Из предшествующего изложения видно, что исследование того комплекса информационных связей, который охватывается понятием социальной памяти, ставит целый ряд задач: вычленение определенной сферы действительности (в нашем случае социальной); формулирование теоретических положений, объясняющих закономерности функционирования данного социального образования; выявление структуры этого комплекса информационных связей; анализ взаимодействия с другими сторонами жизни общества; изучение развития исторических форм исследуемой системы.

Естественно, что разные задачи определяли и различные подходы к проблеме. Прежде всего это стремление обнаружить и объяснить эмпирические проявления социальной памяти. В.А. Ребрин дает такое ее определение: «Социальная память — это осуществляемый обществом с помощью специальных институтов, устройств, средств процесс фиксации в общезначимой форме, систематизации и хранения (вне индивидуальных человеческих голов) теоретически обобщенного коллективного опыта человечества, добытого им в процессе развития науки, философии, искусства, знаний и образных представлений о мире. Хранящиеся в книгах и в других средствах социальной памяти сведения тем или иным путем выдаются для «переписывания» в память индивидов и, следовательно, для использования людьми в их разнообразной деятельности. Эта память — неотъемлемый элемент духовной жизни общества, его общественного сознания».
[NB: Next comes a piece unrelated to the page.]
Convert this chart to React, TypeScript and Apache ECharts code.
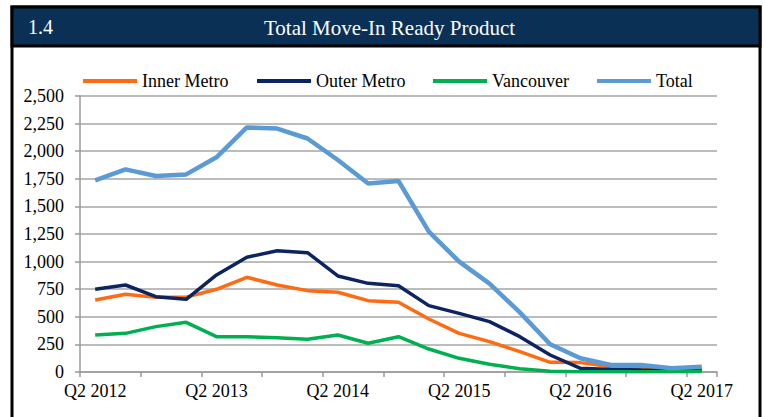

Отметим важные для дальнейшего изложения особенности воспроизведенного выше понимания и определения социальной памяти. В нем выделены функции, средства и содержание социальной памяти. Функция — это фиксация, систематизация, хранение и выдача сведений. К средствам «фиксирования, хранения, передачи, распространения тех или иных знаний… несомненно относятся произведения литературы и искусства, памятники духовной культуры, в которых «материализуется», опредмечивается и передается от одного поколения к другому общественное сознание». Все это составляет «предметный аппарат отражения» общественного сознания. Содержание социальной памяти — это «теоретически обобщенный коллективный опыт человечества», результаты деятельности в сфере науки, философии, искусства — «знания и образные представления о мире».

Реальное содержание социальной памяти включает не только указанные компоненты (которые составляют ее теоретическое ядро), но также и информацию, которая зафиксирована в предметах материальной культуры, в сложившихся социальных отношениях, в практических нормах поведения, навыках трудовой деятельности и в других воспроизводимых с помощью традиции социальных связях и структурах.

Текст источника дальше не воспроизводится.